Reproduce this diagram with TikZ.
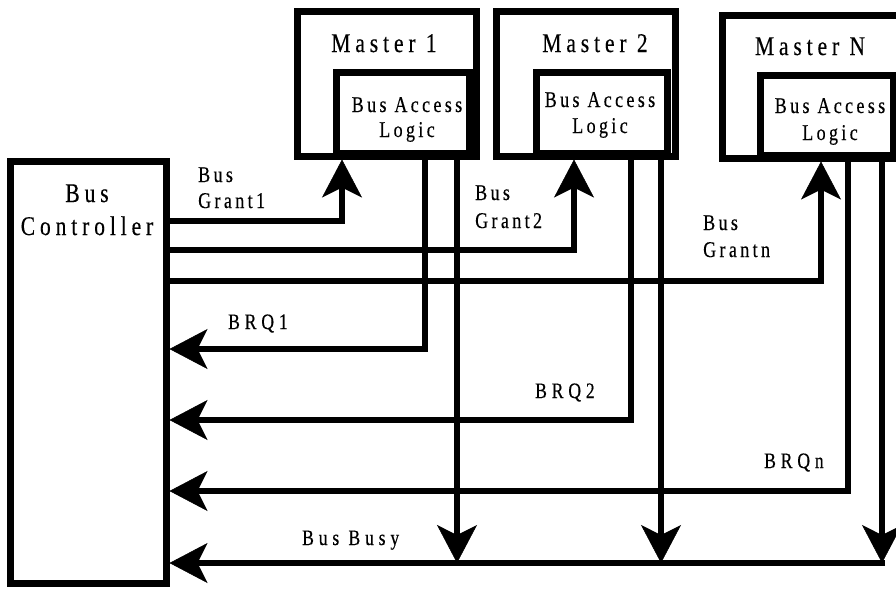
\documentclass[tikz,border=0pt]{standalone}
\usepackage{fontspec}
\setmainfont{Liberation Serif}[FakeStretch=0.8,LetterSpace=15,FakeBold=0.35]
\usetikzlibrary{arrows.meta}
\tikzset{
  box/.style={draw, rectangle, line width=7pt, inner sep=0pt},
  conn/.style={line width=6pt},
  tipend/.style={-{Stealth[length=38pt,width=40pt,inset=10pt,line width=0.5pt]}},
  bigtxt/.style={inner sep=0pt, font=\fontsize{27}{31}\selectfont\addfontfeatures{LetterSpace=18}},
  midtxt/.style={inner sep=0pt, font=\fontsize{22.5}{26}\selectfont},
  smalltxt/.style={inner sep=0pt, font=\fontsize{22}{26}\selectfont\addfontfeatures{LetterSpace=22}},
}
\begin{document}
\begin{tikzpicture}[x=1pt,y=-1pt]
\path[use as bounding box, clip] (0,0) rectangle (896,590);
\fill[white] (0,0) rectangle (896,590);
% boxes
\node[box, minimum width=156pt, minimum height=422pt] (bc) at (88,372) {};
\node[box, minimum width=179pt, minimum height=145pt] (m1) at (386.5,83.5) {};
\node[box, minimum width=133pt, minimum height=81pt] (m1l) at (402.5,112.5) {};
\node[box, minimum width=179pt, minimum height=145pt] (m2) at (585.5,83.5) {};
\node[box, minimum width=131pt, minimum height=81pt] (m2l) at (601.5,112.5) {};
\node[box, minimum width=183pt, minimum height=143pt] (mn) at (813.5,86.5) {};
\node[box, minimum width=133pt, minimum height=80pt] (mnl) at (826.5,115) {};
% box texts
\node[bigtxt, anchor=base] (tbc1) at (87,202) {Bus};
\node[bigtxt, anchor=base] (tbc2) at (87,235) {Controller};
\node[bigtxt, anchor=base] (tm1) at (384,52) {Master 1};
\node[bigtxt, anchor=base] (tm2) at (595,52) {Master 2};
\node[bigtxt, anchor=base] (tmn) at (810,55) {Master N};
\node[midtxt, anchor=base] (tl1a) at (407,112) {Bus Access};
\node[midtxt, anchor=base] (tl1b) at (407,137) {Logic};
\node[midtxt, anchor=base] (tl2a) at (600,107) {Bus Access};
\node[midtxt, anchor=base] (tl2b) at (600,133) {Logic};
\node[midtxt, anchor=base] (tlna) at (830,113) {Bus Access};
\node[midtxt, anchor=base] (tlnb) at (830,140) {Logic};
% signal labels
\node[midtxt, anchor=base west] (tg1a) at (198,182) {Bus};
\node[midtxt, anchor=base west] (tg1b) at (198,208) {Grant1};
\node[midtxt, anchor=base west] (tg2a) at (475,200) {Bus};
\node[midtxt, anchor=base west] (tg2b) at (475,228) {Grant2};
\node[midtxt, anchor=base west] (tgna) at (703,230) {Bus};
\node[midtxt, anchor=base west] (tgnb) at (703,257) {Grantn};
\node[smalltxt, anchor=base west] (tr1) at (228,329) {BRQ1};
\node[smalltxt, anchor=base west] (tr2) at (535,398) {BRQ2};
\node[smalltxt, anchor=base west] (trn) at (764,468) {BRQn};
\node[smalltxt, anchor=base west] (tbb) at (302,545) {Bus Busy};
% coordinates
\coordinate (g1) at (342,221);
\coordinate (g2) at (574,250);
\coordinate (gn) at (821,281);
\coordinate (r1) at (425,349);
\coordinate (r2) at (631,420);
\coordinate (rn) at (848,491);
\coordinate (b1) at (457,563);
\coordinate (b2) at (661,563);
\coordinate (bn) at (882,563);
\coordinate (bend) at (885,563);
% grants
\draw[conn,tipend] (bc.east |- g1) -| (g1 |- m1.south);
\draw[conn,tipend] (bc.east |- g2) -| (g2 |- m2.south);
\draw[conn,tipend] (bc.east |- gn) -| (gn |- mn.south);
% requests
\draw[conn,tipend] (r1 |- m1.south) |- (bc.east |- r1);
\draw[conn,tipend] (r2 |- m2.south) |- (bc.east |- r2);
\draw[conn,tipend] (rn |- mn.south) |- (bc.east |- rn);
% bus busy
\draw[conn,tipend] (b1 |- m1.south) -- (b1);
\draw[conn,tipend] (b2 |- m2.south) -- (b2);
\draw[conn,tipend] (bn |- mn.south) -- (bn);
\draw[conn,tipend] (bend) -- (bc.east |- bend);
\end{tikzpicture}
\end{document}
──────────
Task to carry out:
Copy the listing word for word, excluding its pictures.

Exercise response:
Reproduce this diagram with TikZ.
\documentclass[tikz,border=0pt]{standalone}
\usepackage{fontspec}
\setmainfont{Liberation Serif}[FakeStretch=0.8,LetterSpace=15,FakeBold=0.35]
\usetikzlibrary{arrows.meta}
\tikzset{
  box/.style={draw, rectangle, line width=7pt, inner sep=0pt},
  conn/.style={line width=6pt},
  tipend/.style={-{Stealth[length=38pt,width=40pt,inset=10pt,line width=0.5pt]}},
  bigtxt/.style={inner sep=0pt, font=\fontsize{27}{31}\selectfont\addfontfeatures{LetterSpace=18}},
  midtxt/.style={inner sep=0pt, font=\fontsize{22.5}{26}\selectfont},
  smalltxt/.style={inner sep=0pt, font=\fontsize{22}{26}\selectfont\addfontfeatures{LetterSpace=22}},
}
\begin{document}
\begin{tikzpicture}[x=1pt,y=-1pt]
\path[use as bounding box, clip] (0,0) rectangle (896,590);
\fill[white] (0,0) rectangle (896,590);
% boxes
\node[box, minimum width=156pt, minimum height=422pt] (bc) at (88,372) {};
\node[box, minimum width=179pt, minimum height=145pt] (m1) at (386.5,83.5) {};
\node[box, minimum width=133pt, minimum height=81pt] (m1l) at (402.5,112.5) {};
\node[box, minimum width=179pt, minimum height=145pt] (m2) at (585.5,83.5) {};
\node[box, minimum width=131pt, minimum height=81pt] (m2l) at (601.5,112.5) {};
\node[box, minimum width=183pt, minimum height=143pt] (mn) at (813.5,86.5) {};
\node[box, minimum width=133pt, minimum height=80pt] (mnl) at (826.5,115) {};
% box texts
\node[bigtxt, anchor=base] (tbc1) at (87,202) {Bus};
\node[bigtxt, anchor=base] (tbc2) at (87,235) {Controller};
\node[bigtxt, anchor=base] (tm1) at (384,52) {Master 1};
\node[bigtxt, anchor=base] (tm2) at (595,52) {Master 2};
\node[bigtxt, anchor=base] (tmn) at (810,55) {Master N};
\node[midtxt, anchor=base] (tl1a) at (407,112) {Bus Access};
\node[midtxt, anchor=base] (tl1b) at (407,137) {Logic};
\node[midtxt, anchor=base] (tl2a) at (600,107) {Bus Access};
\node[midtxt, anchor=base] (tl2b) at (600,133) {Logic};
\node[midtxt, anchor=base] (tlna) at (830,113) {Bus Access};
\node[midtxt, anchor=base] (tlnb) at (830,140) {Logic};
% signal labels
\node[midtxt, anchor=base west] (tg1a) at (198,182) {Bus};
\node[midtxt, anchor=base west] (tg1b) at (198,208) {Grant1};
\node[midtxt, anchor=base west] (tg2a) at (475,200) {Bus};
\node[midtxt, anchor=base west] (tg2b) at (475,228) {Grant2};
\node[midtxt, anchor=base west] (tgna) at (703,230) {Bus};
\node[midtxt, anchor=base west] (tgnb) at (703,257) {Grantn};
\node[smalltxt, anchor=base west] (tr1) at (228,329) {BRQ1};
\node[smalltxt, anchor=base west] (tr2) at (535,398) {BRQ2};
\node[smalltxt, anchor=base west] (trn) at (764,468) {BRQn};
\node[smalltxt, anchor=base west] (tbb) at (302,545) {Bus Busy};
% coordinates
\coordinate (g1) at (342,221);
\coordinate (g2) at (574,250);
\coordinate (gn) at (821,281);
\coordinate (r1) at (425,349);
\coordinate (r2) at (631,420);
\coordinate (rn) at (848,491);
\coordinate (b1) at (457,563);
\coordinate (b2) at (661,563);
\coordinate (bn) at (882,563);
\coordinate (bend) at (885,563);
% grants
\draw[conn,tipend] (bc.east |- g1) -| (g1 |- m1.south);
\draw[conn,tipend] (bc.east |- g2) -| (g2 |- m2.south);
\draw[conn,tipend] (bc.east |- gn) -| (gn |- mn.south);
% requests
\draw[conn,tipend] (r1 |- m1.south) |- (bc.east |- r1);
\draw[conn,tipend] (r2 |- m2.south) |- (bc.east |- r2);
\draw[conn,tipend] (rn |- mn.south) |- (bc.east |- rn);
% bus busy
\draw[conn,tipend] (b1 |- m1.south) -- (b1);
\draw[conn,tipend] (b2 |- m2.south) -- (b2);
\draw[conn,tipend] (bn |- mn.south) -- (bn);
\draw[conn,tipend] (bend) -- (bc.east |- bend);
\end{tikzpicture}
\end{document}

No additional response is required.